• EXERCISE DETAILS: Copy exactly the lines that run from the top of the listing to the line containing "cx = (342 - L) / pw", both ends included, and omit the pictures.

── SOURCE RECORDS

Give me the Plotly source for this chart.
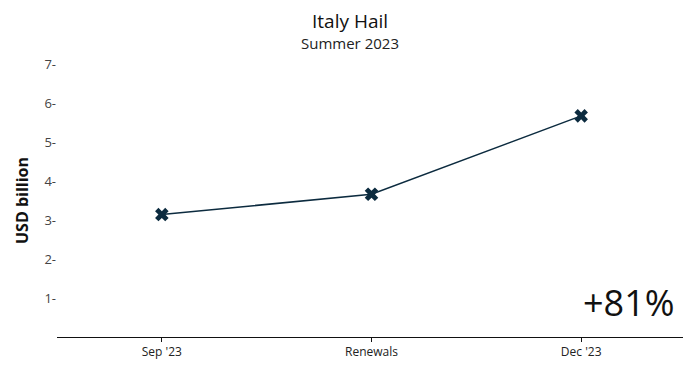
import plotly.graph_objects as go

categories = ["Sep '23", "Renewals", "Dec '23"]
values = [3.14, 3.66, 5.67]
y_ticks = [1, 2, 3, 4, 5, 6, 7]
title = "Italy Hail"
subtitle = "Summer 2023"
change_label = "+81%"

color = "#0c2b3f"
font = "Open Sans"

fig = go.Figure(go.Scatter(
    x=categories, y=values, mode="lines+markers",
    line=dict(color=color, width=1.5),
    marker=dict(symbol="x", size=12, color=color),
    showlegend=False,
))

W, H = 683, 358
L, R, T, B = 49, 5, 56, 29
ph = H - T - B
pw = W - L - R
cx = (342 - L) / pw

fig.update_layout(
    width=W, height=H,
    margin=dict(l=L, r=R, t=T, b=B, autoexpand=False),
    paper_bgcolor="white", plot_bgcolor="white",
    font=dict(family=font, color="#333333"),
)
fig.add_annotation(text=title, xref="paper", yref="paper", x=cx, y=1 + (T - 12.5) / ph,
                   yanchor="middle", showarrow=False, borderpad=0,
                   font=dict(size=19, color="#111111", family=font))
fig.add_annotation(text=subtitle, xref="paper", yref="paper", x=cx, y=1 + (T - 34.5) / ph,
                   yanchor="middle", showarrow=False, borderpad=0,
                   font=dict(size=15, color="#222222", family=font))
fig.add_annotation(text=change_label, xref="paper", yref="paper", x=0.985, y=0.028,
                   xanchor="right", yanchor="bottom", showarrow=False,
                   font=dict(size=36, color="#111111", family=font))

fig.update_xaxes(
    type="category", range=[-0.5, 2.5],
    showline=True, linecolor="#111111", linewidth=1,
    ticks="outside", ticklen=4, tickcolor="#111111",
    showgrid=False, tickfont=dict(size=12, color="#222222"),
)
fig.update_yaxes(
    range=[0, 7], tickvals=y_ticks, ticktext=[str(v) + "-" for v in y_ticks],
    showline=False, showgrid=False, zeroline=False,
    ticks="", ticklen=0,
    tickfont=dict(size=13, color="#444444"),
    title=dict(text="<b>USD billion</b>", font=dict(size=16, color="#111111"), standoff=11),
)

fig.write_html("out.html")
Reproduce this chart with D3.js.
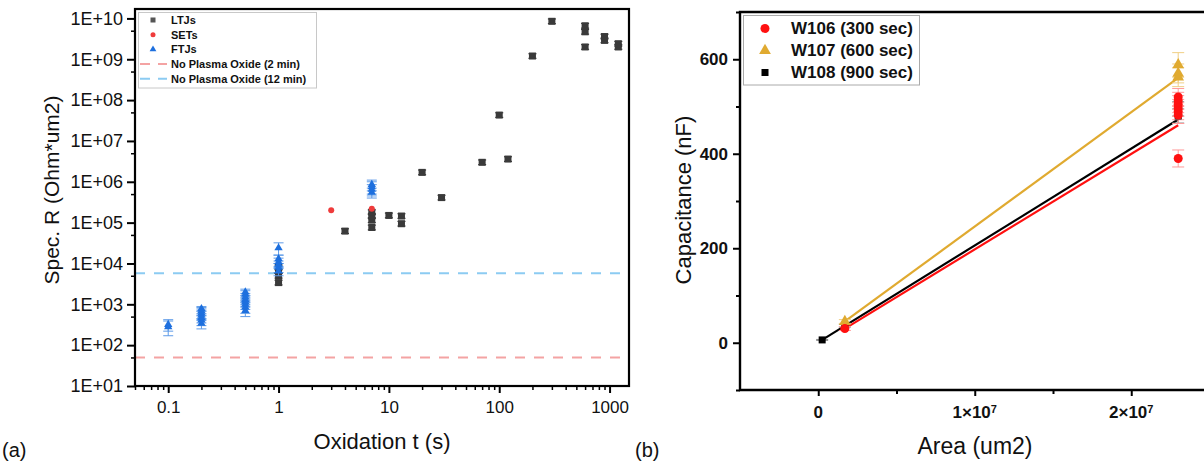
<!DOCTYPE html>
<html><head><meta charset="utf-8">
<script src="https://cdn.jsdelivr.net/npm/d3@7"></script>
<style>body{margin:0;background:#fff;} svg{display:block;font-family:Arial,"Liberation Sans",sans-serif;}</style>
</head><body><svg id="c" width="1204" height="467"></svg>
<script>
// ---------- Panel (a) data ----------
const ltjT = [1, 1, 1, 1, 4, 7, 7, 7, 7, 10, 13, 13, 20, 30, 70, 100, 120, 200, 300, 600, 600, 600, 900, 900, 1200, 1200];
const ltjR = [3.4e3, 5.0e3, 6.5e3, 8.0e3, 6.2e4, 7.6e4, 1.15e5, 1.45e5, 1.8e5, 1.5e5, 9.4e4, 1.45e5, 1.7e6, 4.1e5, 3.0e6, 4.3e7, 3.6e6, 1.2e9, 8.5e9, 2.0e9, 4.7e9, 6.6e9, 2.9e9, 3.6e9, 2.0e9, 2.4e9];
const setT = [3, 7];
const setR = [2.0e5, 2.2e5];
const ftjT = [0.1, 0.1, 0.2, 0.2, 0.2, 0.2, 0.2, 0.2, 0.2, 0.5, 0.5, 0.5, 0.5, 0.5, 0.5, 0.5, 0.5, 1, 1, 1, 1, 1, 1, 7, 7, 7, 7];
const ftjR = [280, 320, 340, 410, 470, 540, 610, 690, 780, 700, 850, 1000, 1150, 1300, 1500, 1750, 2000, 6500, 8000, 9500, 1.1e4, 1.3e4, 2.4e4, 5.5e5, 6.5e5, 7.5e5, 8.5e5];
const ftjE = [110, 100, 90, 110, 120, 140, 160, 150, 100, 200, 250, 250, 300, 300, 350, 400, 350, 1500, 2000, 2000, 2500, 3000, 8000, 1.5e5, 2.0e5, 2.5e5, 2.5e5];
const refLabels = ["No Plasma Oxide (2 min)", "No Plasma Oxide (12 min)"];
const refValues = [50, 5800];
const legendA = ["LTJs", "SETs", "FTJs"];
const xTicksA = [0.1, 1, 10, 100, 1000];
const xTickLabelsA = ["0.1", "1", "10", "100", "1000"];
const yTicksA = [1e1, 1e2, 1e3, 1e4, 1e5, 1e6, 1e7, 1e8, 1e9, 1e10];
const yTickLabelsA = ["1E+01", "1E+02", "1E+03", "1E+04", "1E+05", "1E+06", "1E+07", "1E+08", "1E+09", "1E+10"];

// ---------- Panel (b) data ----------
const seriesNames = ["W106 (300 sec)", "W107 (600 sec)", "W108 (900 sec)"];
const w106Area = [1.7e6, 2.3e7, 2.3e7, 2.3e7, 2.3e7, 2.3e7, 2.3e7, 2.3e7];
const w106Cap = [30, 520, 512, 505, 497, 490, 482, 390];
const w106Err = [4, 18, 18, 18, 18, 18, 18, 18];
const w107Area = [1.7e6, 2.3e7, 2.3e7, 2.3e7];
const w107Cap = [45, 588, 570, 562];
const w107Err = [4, 26, 20, 20];
const w108Area = [2.5e5, 1.7e6, 2.3e7, 2.3e7];
const w108Cap = [6, 36, 495, 480];
const w108Err = [1, 3, 15, 15];
const fitSlope = [2.02e-5, 2.42e-5, 2.05e-5];
const fitIntercept = [-4.4, 4.0, 0.9];
const fitStart = [1.7e6, 1.7e6, 2.5e5];
const fitEnd = [2.3e7, 2.3e7, 2.3e7];
const xTicksB = [0, 1e7, 2e7];
const xTickExpB = ["", "7", "7"];
const xTickMantB = ["0", "1×10", "2×10"];
const yTicksB = [0, 200, 400, 600];

const svg = d3.select("#c");

// ================= Panel (a) =================
const A = {l: 135, r: 629, t: 9, b: 386};
const xa = d3.scaleLog().domain([0.05, 1500]).range([A.l, A.r]);
const ya = d3.scaleLog().domain([10, 1.7e10]).range([A.b, A.t]);
const ga = svg.append("g");

// reference dashed lines
const refColors = ["#f4a3a3", "#8ccbf2"];
refValues.forEach((v, i) => {
  ga.append("line").attr("x1", A.l).attr("x2", A.r).attr("y1", ya(v)).attr("y2", ya(v))
    .attr("stroke", refColors[i]).attr("stroke-width", 2).attr("stroke-dasharray", "10,9");
});

// minor ticks
const xMinorA = [];
for (let e = -2; e <= 3; e++) for (let k = 2; k <= 9; k++) { const v = k * Math.pow(10, e); if (v >= 0.05 && v <= 1500) xMinorA.push(v); }
const yMinorA = [];
for (let e = 1; e <= 9; e++) yMinorA.push(5 * Math.pow(10, e));

const xAxisA = d3.axisBottom(xa).tickValues(xTicksA).tickFormat((d, i) => xTickLabelsA[i]).tickSize(7).tickPadding(8);
const gxA = ga.append("g").attr("transform", `translate(0,${A.b})`).call(xAxisA);
gxA.selectAll(".domain").remove();
gxA.selectAll("line").attr("stroke-width", 2);
gxA.selectAll("text").attr("font-size", 17).attr("fill", "#111").attr("font-family", "Arial, Liberation Sans");
ga.append("g").attr("transform", `translate(0,${A.b})`).call(d3.axisBottom(xa).tickValues(xMinorA).tickFormat("").tickSize(4))
  .call(g => { g.select(".domain").remove(); g.selectAll("line").attr("stroke-width", 1.5); });

const yAxisA = d3.axisLeft(ya).tickValues(yTicksA).tickFormat((d, i) => yTickLabelsA[i]).tickSize(8).tickPadding(4);
const gyA = ga.append("g").attr("transform", `translate(${A.l},0)`).call(yAxisA);
gyA.selectAll(".domain").remove();
gyA.selectAll("line").attr("stroke-width", 2);
gyA.selectAll("text").attr("font-size", 18).attr("fill", "#111").attr("font-family", "Arial, Liberation Sans");
ga.append("g").attr("transform", `translate(${A.l},0)`).call(d3.axisLeft(ya).tickValues(yMinorA).tickFormat("").tickSize(4))
  .call(g => { g.select(".domain").remove(); g.selectAll("line").attr("stroke-width", 1.5); });

// frame
ga.append("rect").attr("x", A.l).attr("y", A.t).attr("width", A.r - A.l).attr("height", A.b - A.t)
  .attr("fill", "none").attr("stroke", "#000").attr("stroke-width", 2.2);

// LTJs
const ltjCol = "#3a3a3a";
const ltj = ltjT.map((t, i) => ({t, r: ltjR[i]}));
const gl = ga.append("g");
ltj.forEach(d => {
  const x = xa(d.t), y1 = ya(d.r * 1.14), y2 = ya(d.r / 1.14);
  gl.append("line").attr("x1", x).attr("x2", x).attr("y1", y1).attr("y2", y2).attr("stroke", ltjCol).attr("stroke-width", 1.2);
  [y1, y2].forEach(yy => gl.append("line").attr("x1", x - 4).attr("x2", x + 4).attr("y1", yy).attr("y2", yy).attr("stroke", ltjCol).attr("stroke-width", 1.2));
  gl.append("rect").attr("x", x - 3.5).attr("y", ya(d.r) - 3.5).attr("width", 7).attr("height", 7).attr("fill", ltjCol);
});
// SETs
ga.append("g").selectAll("circle").data(setT.map((t, i) => ({t, r: setR[i]}))).join("circle")
  .attr("cx", d => xa(d.t)).attr("cy", d => ya(d.r)).attr("r", 3).attr("fill", "#ef3b3b");
// FTJs
const ftjCol = "#1d6fde", ftjErrCol = "#5e9be8";
const gf = ga.append("g");
const tri = d3.symbol().type(d3.symbolTriangle).size(30);
ftjT.forEach((t, i) => {
  const x = xa(t), y1 = ya(ftjR[i] + ftjE[i]), y2 = ya(Math.max(ftjR[i] - ftjE[i], 1));
  gf.append("line").attr("x1", x).attr("x2", x).attr("y1", y1).attr("y2", y2).attr("stroke", ftjErrCol).attr("stroke-width", 1);
  [y1, y2].forEach(yy => gf.append("line").attr("x1", x - 5).attr("x2", x + 5).attr("y1", yy).attr("y2", yy).attr("stroke", ftjErrCol).attr("stroke-width", 1));
});
ftjT.forEach((t, i) => {
  gf.append("path").attr("d", tri).attr("transform", `translate(${xa(t)},${ya(ftjR[i])})`).attr("fill", ftjCol);
});

// legend (a)
const lg = ga.append("g");
lg.append("rect").attr("x", 138.5).attr("y", 12.5).attr("width", 178).attr("height", 75.5).attr("fill", "#fff").attr("stroke", "#c8c8c8").attr("stroke-width", 1);
const lgY = [20, 34.7, 49.4, 64.1, 78.8];
lg.append("rect").attr("x", 150.5).attr("y", lgY[0] - 2.5).attr("width", 5).attr("height", 5).attr("fill", "#555");
lg.append("circle").attr("cx", 153).attr("cy", lgY[1]).attr("r", 2.5).attr("fill", "#ef3b3b");
lg.append("path").attr("d", d3.symbol().type(d3.symbolTriangle).size(20)).attr("transform", `translate(153,${lgY[2]})`).attr("fill", ftjCol);
refValues.forEach((v, i) => {
  lg.append("line").attr("x1", 140).attr("x2", 167).attr("y1", lgY[3 + i]).attr("y2", lgY[3 + i])
    .attr("stroke", refColors[i]).attr("stroke-width", 2).attr("stroke-dasharray", "10,8");
});
legendA.concat(refLabels).forEach((s, i) => {
  lg.append("text").attr("x", 171).attr("y", lgY[i]).attr("dy", "0.35em").attr("font-size", 11).attr("font-weight", "bold").attr("fill", "#111").text(s);
});

// titles (a)
ga.append("text").attr("x", (A.l + A.r) / 2).attr("y", 441).attr("dy", "0.35em").attr("text-anchor", "middle").attr("font-size", 22).attr("fill", "#111").text("Oxidation t (s)");
ga.append("text").attr("transform", `translate(52,190) rotate(-90)`).attr("dy", "0.35em").attr("text-anchor", "middle").attr("font-size", 21).attr("fill", "#111").text("Spec. R (Ohm*um2)");
svg.append("text").attr("x", 2).attr("y", 450).attr("dy", "0.35em").attr("font-size", 20).attr("fill", "#111").text("(a)");

// ================= Panel (b) =================
const B = {l: 740, r: 1209.5, t: 12, b: 390};
const xb = d3.scaleLinear().domain([-5e6, 2.5e7]).range([B.l, B.r]);
const yb = d3.scaleLinear().domain([-100, 700]).range([B.b, B.t]);
const gb = svg.append("g");

const gxB = gb.append("g").attr("transform", `translate(0,${B.b})`).call(d3.axisBottom(xb).tickValues(xTicksB).tickFormat("").tickSize(6));
gxB.selectAll(".domain").remove();
gxB.selectAll("line").attr("stroke-width", 2);
gb.append("g").attr("transform", `translate(0,${B.b})`).call(d3.axisBottom(xb).tickValues([5e6, 1.5e7]).tickFormat("").tickSize(4))
  .call(g => { g.select(".domain").remove(); g.selectAll("line").attr("stroke-width", 2); });
xTicksB.forEach((v, i) => {
  const t = gb.append("text").attr("x", xb(v)).attr("y", 412).attr("dy", "0.35em").attr("text-anchor", "middle")
    .attr("font-size", 17).attr("font-weight", "bold").attr("fill", "#111");
  t.append("tspan").text(xTickMantB[i]);
  if (xTickExpB[i]) t.append("tspan").attr("dy", "-0.45em").attr("font-size", 11).text(xTickExpB[i]);
});

const gyB = gb.append("g").attr("transform", `translate(${B.l},0)`).call(d3.axisLeft(yb).tickValues(yTicksB).tickSize(7).tickPadding(5));
gyB.selectAll(".domain").remove();
gyB.selectAll("line").attr("stroke-width", 2);
gyB.selectAll("text").attr("font-size", 17).attr("font-weight", "bold").attr("fill", "#111").attr("font-family", "Arial, Liberation Sans");
gb.append("g").attr("transform", `translate(${B.l},0)`).call(d3.axisLeft(yb).tickValues([-100, 100, 300, 500, 700]).tickFormat("").tickSize(4))
  .call(g => { g.select(".domain").remove(); g.selectAll("line").attr("stroke-width", 2); });

gb.append("path").attr("d", `M${B.r},${B.t}H${B.l}V${B.b}H${B.r}V${B.t}`).attr("fill", "none").attr("stroke", "#000").attr("stroke-width", 2.4);

const colB = ["#ff1010", "#e0aa30", "#000000"];
const errColB = ["#ff9a9a", "#f0cf85", "#888"];
const sets = [
  {a: w106Area, c: w106Cap, e: w106Err},
  {a: w107Area, c: w107Cap, e: w107Err},
  {a: w108Area, c: w108Cap, e: w108Err}
];
// fit lines
[2, 0, 1].forEach(i => {
  gb.append("line").attr("x1", xb(fitStart[i])).attr("x2", xb(fitEnd[i]))
    .attr("y1", yb(fitSlope[i] * fitStart[i] + fitIntercept[i])).attr("y2", yb(fitSlope[i] * fitEnd[i] + fitIntercept[i]))
    .attr("stroke", colB[i]).attr("stroke-width", 2.2);
});
// error bars + markers
const markers = [
  (g, x, y, c) => g.append("circle").attr("cx", x).attr("cy", y).attr("r", 4.5).attr("fill", c),
  (g, x, y, c) => g.append("path").attr("d", d3.symbol().type(d3.symbolTriangle).size(60)).attr("transform", `translate(${x},${y})`).attr("fill", c),
  (g, x, y, c) => g.append("rect").attr("x", x - 3.5).attr("y", y - 3.5).attr("width", 7).attr("height", 7).attr("fill", c)
];
[2, 1, 0].forEach(i => {
  const s = sets[i];
  s.a.forEach((a, j) => {
    const x = xb(a), y1 = yb(s.c[j] + s.e[j]), y2 = yb(s.c[j] - s.e[j]);
    gb.append("line").attr("x1", x).attr("x2", x).attr("y1", y1).attr("y2", y2).attr("stroke", errColB[i]).attr("stroke-width", 1);
    [y1, y2].forEach(yy => gb.append("line").attr("x1", x - 6).attr("x2", x + 6).attr("y1", yy).attr("y2", yy).attr("stroke", errColB[i]).attr("stroke-width", 1));
  });
});
[2, 1, 0].forEach(i => {
  const s = sets[i];
  s.a.forEach((a, j) => markers[i](gb, xb(a), yb(s.c[j]), colB[i]));
});

// legend (b)
const lb = gb.append("g");
lb.append("rect").attr("x", 743.5).attr("y", 15.5).attr("width", 176).attr("height", 69.5).attr("fill", "#fff").attr("stroke", "#aaa").attr("stroke-width", 1);
const lbY = [28.5, 50.5, 72.5];
seriesNames.forEach((s, i) => {
  markers[i](lb, 765, lbY[i], colB[i]);
  lb.append("text").attr("x", 791).attr("y", lbY[i]).attr("dy", "0.35em").attr("font-size", 17).attr("font-weight", "bold").attr("fill", "#111").text(s);
});

gb.append("text").attr("x", 975).attr("y", 446).attr("dy", "0.35em").attr("text-anchor", "middle").attr("font-size", 23).attr("fill", "#111").text("Area (um2)");
gb.append("text").attr("transform", `translate(683,200) rotate(-90)`).attr("dy", "0.35em").attr("text-anchor", "middle").attr("font-size", 22).attr("fill", "#111").text("Capacitance (nF)");
svg.append("text").attr("x", 635).attr("y", 450).attr("dy", "0.35em").attr("font-size", 20).attr("fill", "#111").text("(b)");
</script></body></html>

────

• ANSWER TO THIS PROBLEM:
Give me the Plotly source for this chart.
import plotly.graph_objects as go

categories = ["Sep '23", "Renewals", "Dec '23"]
values = [3.14, 3.66, 5.67]
y_ticks = [1, 2, 3, 4, 5, 6, 7]
title = "Italy Hail"
subtitle = "Summer 2023"
change_label = "+81%"

color = "#0c2b3f"
font = "Open Sans"

fig = go.Figure(go.Scatter(
    x=categories, y=values, mode="lines+markers",
    line=dict(color=color, width=1.5),
    marker=dict(symbol="x", size=12, color=color),
    showlegend=False,
))

W, H = 683, 358
L, R, T, B = 49, 5, 56, 29
ph = H - T - B
pw = W - L - R
cx = (342 - L) / pw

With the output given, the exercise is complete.